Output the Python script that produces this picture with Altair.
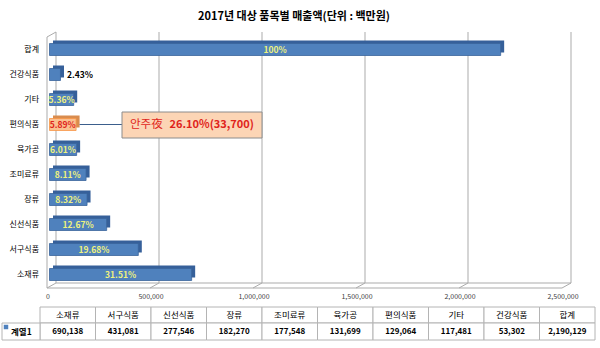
import altair as alt
import pandas as pd

# ---------------- data ----------------
categories = ["합계", "건강식품", "기타", "편의식품", "육가공", "조미료류", "장류", "신선식품", "서구식품", "소재류"]
sales = [2190129, 53302, 117481, 129064, 131699, 177548, 182270, 277546, 431081, 690138]
shares = ["100%", "2.43%", "5.36%", "5.89%", "6.01%", "8.11%", "8.32%", "12.67%", "19.68%", "31.51%"]
table_order = ["소재류", "서구식품", "신선식품", "장류", "조미료류", "육가공", "편의식품", "기타", "건강식품", "합계"]
x_ticks = [0, 500000, 1000000, 1500000, 2000000, 2500000]
x_tick_labels = ["0", "500,000", "1,000,000", "1,500,000", "2,000,000", "2,500,000"]
highlight_category = "편의식품"
callout_name = "안주夜"
callout_figures = "26.10%(33,700)"
title_text = "2017년 대상 품목별 매출액(단위 : 백만원)"
series_name = "계열1"

FONT = "Noto Sans CJK KR"
BLUE = "#4F81BD"
BLUE_DARK = "#36609A"
BLUE_EDGE = "#3A659C"
ORANGE = "#FAC090"
ORANGE_DARK = "#D98C4E"
ORANGE_EDGE = "#F79646"
RED = "#E0241B"
YELLOW = "#EEF27E"
GRID = "#ABABAB"
TABLE_LINE = "#B4B4B4"

bars = pd.DataFrame({"cat": categories, "value": sales, "share": shares})
bars["mid"] = bars["value"] / 2
bars["hl"] = bars["cat"] == highlight_category
bars["outside"] = bars["value"] < 100000

ticks = pd.DataFrame({"t": x_ticks, "label": x_tick_labels})
frame = pd.DataFrame({"a": [x_ticks[0]], "b": [x_ticks[-1]]})
table = pd.DataFrame({"cat": table_order}).merge(bars[["cat", "value"]], on="cat")
table["value_label"] = table["value"].map(lambda v: f"{v:,}")
one = bars[bars["hl"]]

xs = alt.Scale(domain=[x_ticks[0], x_ticks[-1]], range=[47, 562], nice=False, zero=False)
ys = alt.Scale(domain=categories, range=[37, 287], paddingInner=0.52, paddingOuter=0.26)
ts = alt.Scale(domain=table_order, range=[40, 595], paddingInner=0, paddingOuter=0)


def XQ(field):
    return alt.X(field, type="quantitative", scale=xs, axis=None)


YC = alt.Y("cat:N", scale=ys, axis=None)

# ---------------- 3D frame ----------------
grid = alt.Chart(ticks).mark_rule(color=GRID, strokeWidth=1, xOffset=9).encode(
    x=XQ("t"), y=alt.value(32), y2=alt.value(283))
floor_slants = alt.Chart(ticks).mark_rule(color=GRID, strokeWidth=1, x2Offset=9).encode(
    x=XQ("t"), x2=alt.X2("t"), y=alt.value(288), y2=alt.value(283))
floor_front = alt.Chart(frame).mark_rule(color=GRID, strokeWidth=1).encode(
    x=XQ("a"), x2=alt.X2("b"), y=alt.value(288))
floor_back = alt.Chart(frame).mark_rule(color=GRID, strokeWidth=1, xOffset=9, x2Offset=9).encode(
    x=XQ("a"), x2=alt.X2("b"), y=alt.value(283))
left_wall = alt.Chart(frame).mark_rule(color=GRID, strokeWidth=1).encode(
    x=XQ("a"), y=alt.value(37), y2=alt.value(288))
left_top = alt.Chart(frame).mark_rule(color=GRID, strokeWidth=1, x2Offset=9).encode(
    x=XQ("a"), x2=alt.X2("a"), y=alt.value(37), y2=alt.value(32))

tick_text = alt.Chart(ticks).mark_text(font=FONT, fontSize=7, color="#404040", dx=1).encode(
    x=XQ("t"), y=alt.value(297), text="label:N")

# ---------------- bars ----------------
back_bars = alt.Chart(bars).mark_bar(xOffset=6, x2Offset=6, yOffset=-3).encode(
    x=XQ("value"), y=YC,
    color=alt.condition("datum.hl", alt.value(ORANGE_DARK), alt.value(BLUE_DARK)))
front_bars = alt.Chart(bars).mark_bar(xOffset=2.5, x2Offset=2.5, strokeWidth=0.8).encode(
    x=XQ("value"), y=YC,
    color=alt.condition("datum.hl", alt.value(ORANGE), alt.value(BLUE)),
    stroke=alt.condition("datum.hl", alt.value(ORANGE_EDGE), alt.value(BLUE_EDGE)))

inside_labels = alt.Chart(bars).transform_filter("!datum.outside").mark_text(
    font=FONT, fontSize=8.5, fontWeight="bold", dx=2.5).encode(
    x=XQ("mid"), y=YC, text="share:N",
    color=alt.condition("datum.hl", alt.value(RED), alt.value(YELLOW)))
outside_labels = alt.Chart(bars).transform_filter("datum.outside").mark_text(
    font=FONT, fontSize=8.5, fontWeight="bold", align="left", dx=9, color="#000000").encode(
    x=XQ("value"), y=YC, text="share:N")

cat_labels = alt.Chart(bars).mark_text(font=FONT, fontSize=8, align="right", color="#000000").encode(
    x=alt.value(39), y=YC, text="cat:N")

# ---------------- callout ----------------
connector = alt.Chart(one).mark_rule(color="#3B5E8C", strokeWidth=1, xOffset=6).encode(
    x=XQ("value"), x2=alt.value(122), y=YC)
box = alt.Chart(one).mark_rect(fill="#FCD5B5", stroke="#8C8C8C", strokeWidth=1).encode(
    x=alt.value(122), x2=alt.value(262), y=alt.value(112), y2=alt.value(138))
callout_1 = alt.Chart(one).mark_text(font=FONT, fontSize=11.5, align="left", color=RED).encode(
    x=alt.value(130), y=alt.value(125), text=alt.value(callout_name))
callout_2 = alt.Chart(one).mark_text(font=FONT, fontSize=11, fontWeight="bold", align="right", color=RED).encode(
    x=alt.value(254), y=alt.value(125), text=alt.value(callout_figures))

# ---------------- data table ----------------
XT = alt.X("cat:N", scale=ts, axis=None)
head_cells = alt.Chart(table).mark_rect(fill="white", stroke=TABLE_LINE, strokeWidth=1).encode(
    x=XT, y=alt.value(307), y2=alt.value(323))
value_cells = alt.Chart(table).mark_rect(fill="white", stroke=TABLE_LINE, strokeWidth=1).encode(
    x=XT, y=alt.value(323), y2=alt.value(340))
name_cell = alt.Chart(one).mark_rect(fill="white", stroke=TABLE_LINE, strokeWidth=1).encode(
    x=alt.value(2), x2=alt.value(40), y=alt.value(323), y2=alt.value(340))
head_text = alt.Chart(table).mark_text(font=FONT, fontSize=8.5, color="#000000").encode(
    x=XT, y=alt.value(315), text="cat:N")
value_text = alt.Chart(table).mark_text(font=FONT, fontSize=8, fontWeight="bold", color="#000000").encode(
    x=XT, y=alt.value(332), text="value_label:N")
swatch = alt.Chart(one).mark_square(size=20, color=BLUE, opacity=1).encode(
    x=alt.value(6), y=alt.value(327))
series_text = alt.Chart(one).mark_text(font=FONT, fontSize=8.5, fontWeight="bold", align="left").encode(
    x=alt.value(11), y=alt.value(332), text=alt.value(series_name))

title = alt.Chart(one).mark_text(font=FONT, fontSize=11, fontWeight="bold", color="#000000").encode(
    x=alt.value(294), y=alt.value(17), text=alt.value(title_text))

chart = alt.layer(
    grid, floor_slants, floor_front, floor_back, left_wall, left_top, tick_text,
    back_bars, front_bars, inside_labels, outside_labels, cat_labels,
    connector, box, callout_1, callout_2,
    head_cells, value_cells, name_cell, head_text, value_text, swatch, series_text,
    title,
).resolve_scale(x="independent").properties(
    width=600, height=348, autosize=alt.AutoSizeParams(type="none"), padding=0,
    background="white",
).configure_view(stroke=None)

chart.save("out.html", embed_options={"renderer": "svg", "actions": False})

________________

• _Work to be completed_
Write out again, exactly, the lines from the start of the listing up to the line containing "import pandas as pd", with both ends and without pictures.

• _Result of this exercise_
Output the Python script that produces this picture with Altair.
import altair as alt
import pandas as pd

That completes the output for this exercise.